Though I enjoyed the Fairfield Halls gig, I felt that too much of their set was all very nice and sweet but without total conviction.  There was ‘Blind Eye’ from the first album, ‘Jailbait’ from Pilgrimage, ‘Warrior’ from the overrated Argus and ‘Silver Shoes’ from There’s The Rub but that’s a sparse collection of classics.


I’m beginning to change my mind about them though, partly because of the consistency I found on New England mostly because of the immense enjoyment I derived from the London gig on Friday night, when Wishbone Ash were much more positive than I believed them to be, but with enough subtlety in their arrangements and playing to maintain an interesting balance.

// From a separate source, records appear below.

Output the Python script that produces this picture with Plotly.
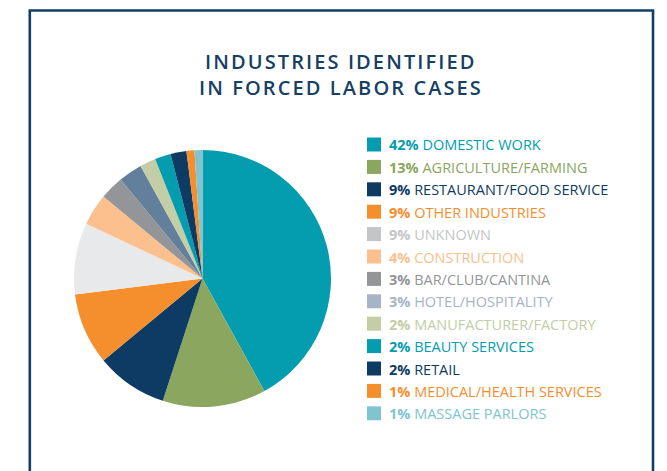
import plotly.graph_objects as go

# ---- data ----
categories = ["DOMESTIC WORK", "AGRICULTURE/FARMING", "RESTAURANT/FOOD SERVICE",
              "OTHER INDUSTRIES", "UNKNOWN", "CONSTRUCTION", "BAR/CLUB/CANTINA",
              "HOTEL/HOSPITALITY", "MANUFACTURER/FACTORY", "BEAUTY SERVICES",
              "RETAIL", "MEDICAL/HEALTH SERVICES", "MASSAGE PARLORS"]
percents = [42, 13, 9, 9, 9, 4, 3, 3, 2, 2, 2, 1, 1]
slice_colors = ["#049DB0", "#8AA65F", "#0E3B63", "#F58E2D", "#E8E9EA", "#FBC08E",
                "#939598", "#62809B", "#C3CDA6", "#049DB0", "#0E3B63", "#F58E2D", "#80C4D0"]
legend_colors = ["#049DB0", "#8AA65F", "#0E3B63", "#F58E2D", "#C4C5C7", "#FBC08E",
                 "#939598", "#A6B4C6", "#C3CDA6", "#049DB0", "#0E3B63", "#F58E2D", "#80C4D0"]
title_lines = ["INDUSTRIES IDENTIFIED", "IN FORCED LABOR CASES"]

W, H = 667, 471
NAVY = "#0F3F66"

def px(x):
    return x / W

def py(y):
    return 1 - y / H

# pie geometry
cx, cy, r = 202.5, 278.5, 128.5

fig = go.Figure()
fig.add_trace(go.Pie(
    labels=categories, values=percents, sort=False, direction="clockwise",
    rotation=0, marker=dict(colors=slice_colors, line=dict(width=0)),
    textinfo="none", hoverinfo="none", showlegend=False,
    domain=dict(x=[px(cx - r), px(cx + r)], y=[py(cy + r), py(cy - r)]),
))

shapes = []
annotations = []

# frame (open at the bottom)
x_l, x_r, y_t = 29.8, 653.0, 10.5
shapes.append(dict(type="path", xref="paper", yref="paper",
                   path=f"M {px(x_l)},{py(H + 10)} L {px(x_l)},{py(y_t)} L {px(x_r)},{py(y_t)} L {px(x_r)},{py(H + 10)}",
                   line=dict(color=NAVY, width=2.6)))

# title (two lines, placed separately for exact line spacing)
for t, yy in zip(title_lines, [62.0, 87.3]):
    annotations.append(dict(
        x=px(340.5), y=py(yy), xref="paper", yref="paper", xanchor="center", yanchor="middle",
        text=f"<span style='letter-spacing:2.1px'>{t}</span>",
        showarrow=False, align="center",
        font=dict(family="Open Sans", size=20, color="#163F63", weight=600),
    ))

# legend
row0, gap = 144.5, 22.4
sq = 14
sx = 367
for i, (cat, p, col) in enumerate(zip(categories, percents, legend_colors)):
    yc = row0 + gap * i
    shapes.append(dict(type="rect", xref="paper", yref="paper",
                       x0=px(sx), x1=px(sx + sq), y0=py(yc + sq / 2), y1=py(yc - sq / 2),
                       fillcolor=col, line=dict(width=0)))
    annotations.append(dict(
        x=px(387), y=py(yc + 0.5), xref="paper", yref="paper", xanchor="left", yanchor="middle",
        text=f"<b>{p}%</b> {cat}", showarrow=False,
        font=dict(family="Open Sans", size=14.5, color=col),
    ))

fig.update_layout(
    width=W, height=H, margin=dict(l=0, r=0, t=0, b=0),
    paper_bgcolor="white", plot_bgcolor="white",
    shapes=shapes, annotations=annotations,
)

fig.write_html("out.html", config={"displayModeBar": False},
               post_script="document.body.style.margin='0';")
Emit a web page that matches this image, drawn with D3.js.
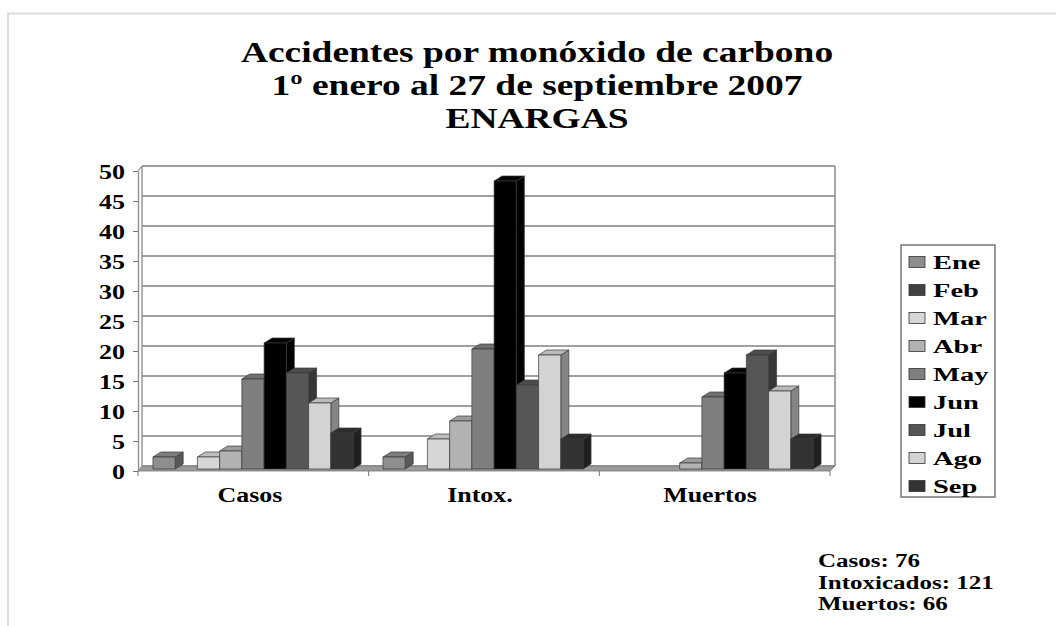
<!DOCTYPE html>
<html>
<head>
<meta charset="utf-8">
<script src="https://cdn.jsdelivr.net/npm/d3@7/dist/d3.min.js"></script>
<style>
  html, body { margin: 0; padding: 0; background: #fff; }
  svg { display: block; }
  text { font-family: "Liberation Serif", "Times New Roman", serif; font-weight: bold; fill: #000; }
</style>
</head>
<body>
<svg id="chart" width="1056" height="626"></svg>
<script>
// ---- data ----
const titleLines = ["Accidentes por monóxido de carbono", "1º enero al 27 de septiembre 2007", "ENARGAS"];
const categories = ["Casos", "Intox.", "Muertos"];
const months = ["Ene", "Feb", "Mar", "Abr", "May", "Jun", "Jul", "Ago", "Sep"];
const casos   = [2, 0, 2, 3, 15, 21, 16, 11, 6];
const intox   = [2, 0, 5, 8, 20, 48, 14, 19, 5];
const muertos = [0, 0, 0, 1, 12, 16, 19, 13, 5];
const yTicks = [0, 5, 10, 15, 20, 25, 30, 35, 40, 45, 50];
const noteLabels = ["Casos", "Intoxicados", "Muertos"];
const monthColors = ["#8e8e8e", "#414141", "#d6d6d6", "#b2b2b2", "#7f7f7f", "#000000", "#565656", "#d3d3d3", "#333333"];

const seriesByCat = [casos, intox, muertos];

const svg = d3.select("#chart");

// frame
svg.append("path")
  .attr("d", "M8,626 L8,13.5 L1056,13.5")
  .attr("fill", "none").attr("stroke", "#dcdcdc").attr("stroke-width", 2);

// title
const title = svg.append("g");
titleLines.forEach((t, i) => {
  title.append("g")
    .attr("transform", `translate(537,${62 + i * 33}) scale(1.27,1)`)
    .append("text").attr("text-anchor", "middle").attr("font-size", 29.5).text(t);
});

// scales
const y = d3.scaleLinear().domain([0, 50]).range([469, 169]);
const x0 = d3.scaleBand().domain(categories).range([138, 828]).paddingInner(0.13).paddingOuter(0.065);
const x1 = d3.scaleBand().domain(months).range([0, x0.bandwidth()]);
const color = d3.scaleOrdinal().domain(months).range(monthColors);

const wallDx = 4, wallDy = -3;
const frontLeft = 138, frontRight = 830, backRight = 835;

// back-wall gridlines
svg.append("g").selectAll("line").data(yTicks).join("line")
  .attr("x1", frontLeft + wallDx).attr("x2", backRight)
  .attr("y1", d => y(d) + wallDy).attr("y2", d => y(d) + wallDy)
  .attr("stroke", "#a0a0a0").attr("stroke-width", 1.8);

// wall edges
svg.append("line").attr("x1", frontLeft + wallDx).attr("x2", frontLeft + wallDx)
  .attr("y1", y(50) + wallDy).attr("y2", y(0) + wallDy).attr("stroke", "#8a8a8a").attr("stroke-width", 1.3);
svg.append("line").attr("x1", backRight).attr("x2", backRight)
  .attr("y1", y(50) + wallDy).attr("y2", y(0) + wallDy).attr("stroke", "#8a8a8a").attr("stroke-width", 1.5);

// floor
svg.append("path")
  .attr("d", `M${frontLeft},${y(0) + 2} L${frontRight},${y(0) + 2} L${backRight},${y(0) + wallDy} L${frontLeft + wallDx},${y(0) + wallDy} Z`)
  .attr("fill", "#9a9a9a").attr("stroke", "#777").attr("stroke-width", 0.8);

// y axis (front)
const yAxis = d3.axisLeft(y).tickValues(yTicks).tickSizeInner(5).tickSizeOuter(0).tickPadding(6);
const yg = svg.append("g").attr("transform", `translate(${frontLeft},2)`).call(yAxis);
yg.select(".domain").attr("stroke", "#8a8a8a").attr("stroke-width", 1.3);
yg.selectAll(".tick line").attr("stroke", "#777");
yg.selectAll(".tick text").attr("font-size", 22).attr("fill", "#000")
  .attr("font-family", "Liberation Serif").attr("font-weight", "bold")
  .attr("transform", "scale(1.18,1)").attr("dy", "0.36em");
svg.append("line").attr("x1", frontLeft).attr("y1", y(50) + 2).attr("x2", frontLeft + wallDx).attr("y2", y(50) + wallDy)
  .attr("stroke", "#8a8a8a").attr("stroke-width", 1.2);

// bars
const depthDx = 8, depthDy = 5;
const bars = svg.append("g");
categories.forEach((cat, ci) => {
  months.forEach((m, mi) => {
    const v = seriesByCat[ci][mi];
    if (!v) return;
    const bx = x0(cat) + x1(m);
    const bw = x1.bandwidth();
    const top = y(v), base = y(0);
    const c = d3.color(color(m));
    const g = bars.append("g").attr("stroke", "#3a3a3a").attr("stroke-width", 0.7).attr("stroke-linejoin", "round");
    g.append("path")
      .attr("d", `M${bx + bw},${base} L${bx + bw + depthDx},${base - depthDy} L${bx + bw + depthDx},${top - depthDy} L${bx + bw},${top} Z`)
      .attr("fill", c.darker(1.3).toString());
    g.append("path")
      .attr("d", `M${bx},${top} L${bx + depthDx},${top - depthDy} L${bx + bw + depthDx},${top - depthDy} L${bx + bw},${top} Z`)
      .attr("fill", c.darker(0.35).toString());
    g.append("rect").attr("x", bx).attr("y", top).attr("width", bw).attr("height", base - top)
      .attr("fill", c.toString());
  });
});

// x axis (categories)
const xAxis = d3.axisBottom(x0).tickSize(0).tickPadding(20);
const xg = svg.append("g").attr("transform", `translate(-3,${y(0) + 2})`).call(xAxis);
xg.select(".domain").remove();
xg.selectAll(".tick text").attr("font-size", 22).attr("fill", "#000")
  .attr("font-family", "Liberation Serif").attr("font-weight", "bold")
  .attr("transform", "scale(1.18,1)").attr("dy", "0.5em");
// category boundary ticks
const bounds = d3.range(categories.length + 1).map(i => frontLeft + i * (frontRight - frontLeft) / categories.length);
svg.append("g").selectAll("line").data(bounds).join("line")
  .attr("x1", d => d).attr("x2", d => d).attr("y1", y(0) + 2).attr("y2", y(0) + 7)
  .attr("stroke", "#777").attr("stroke-width", 1);

// legend
const lg = svg.append("g");
lg.append("rect").attr("x", 901).attr("y", 245).attr("width", 94).attr("height", 252)
  .attr("fill", "#fff").attr("stroke", "#777").attr("stroke-width", 1.5);
months.forEach((m, i) => {
  const cy = 262 + i * 28;
  lg.append("rect").attr("x", 909).attr("y", cy - 5.5).attr("width", 16).attr("height", 11)
    .attr("fill", color(m)).attr("stroke", "#333").attr("stroke-width", 0.8);
  lg.append("g").attr("transform", `translate(933,${cy + 6.5}) scale(1.5,1)`)
    .append("text").attr("font-size", 19).text(m);
});

// totals notes
noteLabels.forEach((lab, i) => {
  svg.append("g").attr("transform", `translate(818,${567 + i * 21.5}) scale(1.39,1)`)
    .append("text").attr("font-size", 18).text(`${lab}: ${d3.sum(seriesByCat[i])}`);
});
</script>
</body>
</html>
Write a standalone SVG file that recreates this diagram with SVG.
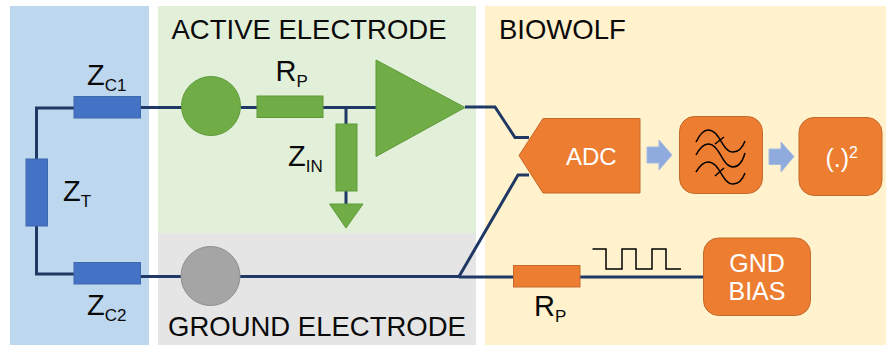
<svg xmlns="http://www.w3.org/2000/svg" width="886" height="345" viewBox="0 0 886 345">
<style>
text{font-family:"Liberation Sans",Arial,sans-serif;fill:#0a0a0a}
.h{font-size:27.500px}
.l{font-size:29px}
.s{font-size:17px}
.w{fill:#fff;font-size:24px}
.big{font-size:25px}
.pow{font-size:16px}
.wire{fill:none;stroke:#1f3864;stroke-width:3}
.blue{fill:#4472c4;stroke:#3f68ad;stroke-width:1}
.green{fill:#70ad47;stroke:#5f9a3a;stroke-width:1}
.orange{fill:#ed7d31;stroke:#c46a2c;stroke-width:1}
.arr{fill:#8faadc;stroke:#a5bbe2;stroke-width:1}
.ink{fill:none;stroke:#000;stroke-width:1.500}
</style>
<g id="panels">
<rect x="10" y="6" width="139" height="339" fill="#bdd7ee"/>
<rect x="158" y="6" width="318" height="227" fill="#e2f0d9"/>
<rect x="158" y="233" width="318" height="112" fill="#e5e5e5"/>
<rect x="485" y="6" width="401" height="339" fill="#fff2cc"/>
</g>
<g id="connectors">
<path class="wire" d="M74 108H36.500V159M36.500 226V274H74"/>
<path class="wire" d="M141 107.500H182M241 107.500H257M323 107.500H376M346 107.500V124M346 191V204"/>
<path class="wire" d="M465 107H495L515 137.500H529"/>
<path class="wire" d="M141 276.500H181M240 276.500H459L518 175H529"/>
<path class="wire" d="M459 277H514M580 277H704"/>
</g>
<g id="zc1"><rect class="blue" x="74" y="96.500" width="66.500" height="21.500"/><text class="l" x="87" y="85">Z<tspan class="s" dy="6">C1</tspan></text></g>
<g id="zt"><rect class="blue" x="26" y="159" width="21.500" height="67"/><text class="l" x="63" y="201">Z<tspan class="s" dy="6">T</tspan></text></g>
<g id="zc2"><rect class="blue" x="74" y="262.500" width="66.500" height="21.500"/><text class="l" x="87" y="315">Z<tspan class="s" dy="6">C2</tspan></text></g>
<g id="active-label"><text class="h" x="171.500" y="39">ACTIVE ELECTRODE</text></g>
<g id="active-electrode"><circle cx="211" cy="106" r="29.500" class="green"/></g>
<g id="rp-active"><rect class="green" x="257" y="96" width="66" height="21.500"/><text class="l" x="275.500" y="81">R<tspan class="s" dy="6">P</tspan></text></g>
<g id="zin"><rect class="green" x="336" y="124" width="21" height="67"/><text class="l" x="288" y="166">Z<tspan class="s" dy="6">IN</tspan></text></g>
<g id="ground-symbol"><path class="green" d="M329.500 204H363L346 228Z"/></g>
<g id="amplifier"><path class="green" d="M376 60L465 107.500L376 156.500Z"/></g>
<g id="ground-electrode"><circle cx="210.500" cy="276" r="29.500" fill="#a5a5a5" stroke="#8f8f8f"/></g>
<g id="ground-label"><text class="h" x="168" y="336">GROUND ELECTRODE</text></g>
<g id="biowolf-label"><text class="h" x="499" y="39">BIOWOLF</text></g>
<g id="adc"><path class="orange" d="M543 118.500H640V193H543L519 155.500Z"/><text class="w" x="566" y="165">ADC</text></g>
<g id="arrow1"><path class="arr" d="M647 147H659V140L672 155L659 170V163H647Z"/></g>
<g id="filter"><rect class="orange" x="679.500" y="116.500" width="83" height="77" rx="15"/>
<path class="ink" d="M696 142Q702 130 708 130C720 130 722 152 733 152Q741 152 745 141M696 155Q702 144 708 144C720 144 722 167 733 167Q741 167 745 153M696 172Q702 162 708 162C720 162 722 184 733 184Q741 184 745 173M715 144L724 137M715 176L724 168"/></g>
<g id="arrow2"><path class="arr" d="M769 149H781V142L794 156.500L781 172V164.500H769Z"/></g>
<g id="square"><rect class="orange" x="799" y="117.500" width="83" height="78" rx="15"/><text class="w big" x="825.500" y="167">(.)<tspan class="pow" dy="-9">2</tspan></text></g>
<g id="rp-bias"><rect class="orange" x="513.500" y="265.500" width="66.500" height="21.500"/><text class="l" x="534" y="316">R<tspan class="s" dy="6">P</tspan></text></g>
<g id="pulse"><path class="ink" d="M592.500 249H606V269H622V249H636V269H652V249H666V269H681"/></g>
<g id="gnd-bias"><rect class="orange" x="703.500" y="238" width="107" height="77.500" rx="15"/><text class="w big" text-anchor="middle" x="757" y="272">GND</text><text class="w big" text-anchor="middle" x="757" y="300">BIAS</text></g>
</svg>
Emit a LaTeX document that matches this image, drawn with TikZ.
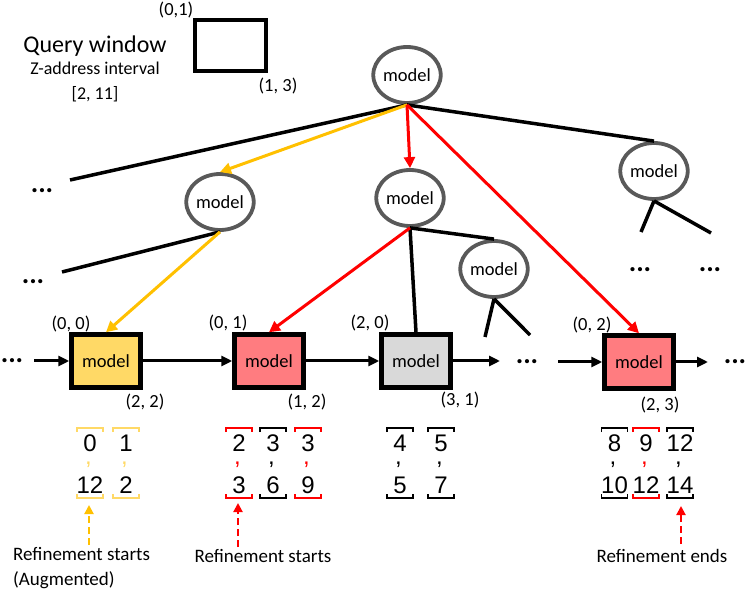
\documentclass[tikz,border=0pt]{standalone}
\usepackage{fontspec}
\setmainfont{Carlito}
\newfontfamily\numfont{Liberation Sans}
\usetikzlibrary{shapes.geometric,arrows.meta}

\definecolor{gold}{HTML}{FFC000}
\definecolor{goldfill}{HTML}{FFD966}
\definecolor{redfill}{HTML}{FF7C80}
\definecolor{greyfill}{HTML}{D9D9D9}
\definecolor{ringgrey}{HTML}{595959}

\tikzset{
  treenode/.style={ellipse, draw=ringgrey, line width=3.8pt, fill=white,
    minimum width=66pt, minimum height=56pt, inner sep=0pt,
    font=\fontsize{18.5}{20}\selectfont},
  leafbox/.style={rectangle, draw=black, line width=4.5pt, minimum width=69pt,
    minimum height=53pt, inner sep=0pt, font=\fontsize{18.5}{20}\selectfont},
  edge/.style={line width=3.5pt},
  hop/.style={line width=3pt, -{Triangle[length=11pt,width=11pt]}},
  chain/.style={line width=3pt, -{Triangle[length=11pt,width=10pt]}},
  hint/.style={line width=2pt, dash pattern=on 7pt off 4pt,
    -{Triangle[length=9pt,width=9pt]}},
  coord/.style={font=\fontsize{18.5}{20}\selectfont},
  dots/.style={font=\fontsize{28}{30}\selectfont\bfseries},
  note/.style={font=\fontsize{19}{25}\selectfont},
  num/.style={font=\fontsize{24}{26}\numfont, inner sep=0pt},
}

\begin{document}
\begin{tikzpicture}[x=1pt,y=-1pt]
    \useasboundingbox (0,0) rectangle (747,593);
    % Query window legend
    \node[font=\fontsize{24}{26}\selectfont] (qtitle) at (95,46) {Query window};
    \node[font=\fontsize{18}{20}\selectfont] (qsub) at (95,68) {Z-address interval};
    \node[font=\fontsize{18}{20}\selectfont] (qrange) at (95,94) {[2, 11]};
    \node[draw, line width=4.5pt, minimum width=71pt, minimum height=51pt,
      inner sep=0pt] (qwin) at (230.5,45.5) {};
    \node[coord] (qtl) at (176,10) {(0,1)};
    \node[coord] (qbr) at (278,86) {(1, 3)};
    % Learned index tree
    \node[treenode] (root) at (407,75) {model};
    \node[treenode] (leftm) at (220,202) {model};
    \node[treenode] (midm) at (410,198) {model};
    \node[treenode] (rightm) at (654,171) {model};
    \node[treenode] (lowm) at (494,269) {model};
    % Leaf models
    \node[leafbox, fill=goldfill] (b00) at (106,361) {model};
    \node[leafbox, fill=redfill] (b01) at (269,361) {model};
    \node[leafbox, fill=greyfill] (b20) at (416,361) {model};
    \node[leafbox, fill=redfill] (b02) at (639,362) {model};
    % Leaf corner labels
    \node[coord] (l00) at (71,324) {(0, 0)};
    \node[coord] (r00) at (145,402) {(2, 2)};
    \node[coord] (l01) at (228,323) {(0, 1)};
    \node[coord] (r01) at (307,402) {(1, 2)};
    \node[coord] (l20) at (370,323) {(2, 0)};
    \node[coord] (r20) at (460,400) {(3, 1)};
    \node[coord] (l02) at (592,325) {(0, 2)};
    \node[coord] (r02) at (660,405) {(2, 3)};
    % Loose branch ends
    \coordinate (a1) at (70,180);
    \coordinate (a2) at (62,272);
    \coordinate (a3) at (485,337);
    \coordinate (a4) at (530,335);
    \coordinate (a5) at (641,232);
    \coordinate (a6) at (711,233);
    \node[dots] (d1) at (42,191) {...};
    \node[dots] (d2) at (33,282) {...};
    \node[dots] (d3) at (640,270) {...};
    \node[dots] (d4) at (710,270) {...};
    % Tree edges
    \draw[edge] (root.south) -- (a1);
    \draw[edge] (root.south) -- (rightm.north);
    \draw[edge] (leftm.south) -- (a2);
    \draw[edge] (midm.south) -- (b20.north);
    \draw[edge] (midm.south) -- (lowm.north);
    \draw[edge] (lowm.south) -- (a3);
    \draw[edge] (lowm.south) -- (a4);
    \draw[edge] (rightm.south) -- (a5);
    \draw[edge] (rightm.south) -- (a6);
    % Search paths
    \draw[hop, gold] (root.south) -- (leftm.north);
    \draw[hop, gold] (leftm.south) -- (b00.north);
    \draw[hop, red] (root.south) -- (midm.north);
    \draw[hop, red] (root.south) -- (b02.north);
    \draw[hop, red] (midm.south) -- (b01.north);
    % Leaf chain
    \node[dots] (d5) at (12,361) {...};
    \node[dots] (d6) at (527,362) {...};
    \node[dots] (d7) at (735,362) {...};
    \coordinate (c0) at (34,361);
    \coordinate (c1) at (500,361);
    \coordinate (c2) at (558,362);
    \coordinate (c3) at (708,362);
    \draw[chain] (c0) -- (b00.west);
    \draw[chain] (b00.east) -- (b01.west);
    \draw[chain] (b01.east) -- (b20.west);
    \draw[chain] (b20.east) -- (c1);
    \draw[chain] (c2) -- (b02.west);
    \draw[chain] (b02.east) -- (c3);
    % Z-address pairs
    \foreach \x/\hi/\lo/\col [count=\k] in
      {90/0/12/goldfill, 126/1/2/goldfill,
       239/2/3/red, 273/3/6/black, 308/3/9/red,
       400/4/5/black, 441/5/7/black,
       614.5/8/10/black, 646/9/12/red, 680/12/14/black} {
      \draw[\col, line width=1.8pt] (\x-13,432) -- (\x-13,428) -- (\x+13,428) -- (\x+13,432);
      \draw[\col, line width=1.8pt] (\x-13,494) -- (\x-13,498) -- (\x+13,498) -- (\x+13,494);
      \node[num] (top\k) at (\x,443) {\hi};
      \node[num, text=\col, anchor=base] (cm\k) at (\x-1.5,464) {,};
      \node[num] (bot\k) at (\x,485) {\lo};
    }
    % Refinement markers
    \coordinate (s1) at (89,545);
    \coordinate (e1) at (89,505);
    \coordinate (s2) at (238,547);
    \coordinate (e2) at (238,503);
    \coordinate (s3) at (681,544);
    \coordinate (e3) at (681,506);
    \draw[hint, gold] (s1) -- (e1);
    \draw[hint, red] (s2) -- (e2);
    \draw[hint, red] (s3) -- (e3);
    \node[note, align=left, anchor=north west, inner sep=0pt] (n1) at (13,547)
      {Refinement starts\\(Augmented)};
    \node[note] (n2) at (263,556) {Refinement starts};
    \node[note] (n3) at (662,556) {Refinement ends};
\end{tikzpicture}
\end{document}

As I said, my allegiance to their cause probably has something to do with the fcat that I’d spent the days leading up to the gig listening to and growing very fond of New England but there were also tracks from older albums which sounded more refreshing on stage than on record.  I’d never before reckoned on ‘Persephone’ from There’s The Rub as being a potential classic.  The same goes for ‘Time Was’.  Live performance has farced a re-assessment of their value.  I can’t understand, however, the inclusion in the set of the mediocre ‘It Started in Heaven’ from the equally mediocre Locked In.  It’s cheap boogie and extremely inferior to the rest of the material.


The set is built around the new album, opening strongly with ‘Runaway’.  All the album tracks are excellently adapted to stage performance, especially ‘Mother of Pearl’, with its grinding, choking riffs, and the beefy instrumental ‘Outward Bound’, which has guitarists Andy Powell and Laurie Wisefield wrenching the last notes out of their axes.


Apart from the encores – two straight-ahead rockers, ‘Bad Weather Blues’ and ‘Jailbait’ – Ash are never too obvious, testing their audience’s concentration with exacting solos and pretty intricate arrangements, but always doing so in a thoroughly entertaining fashion.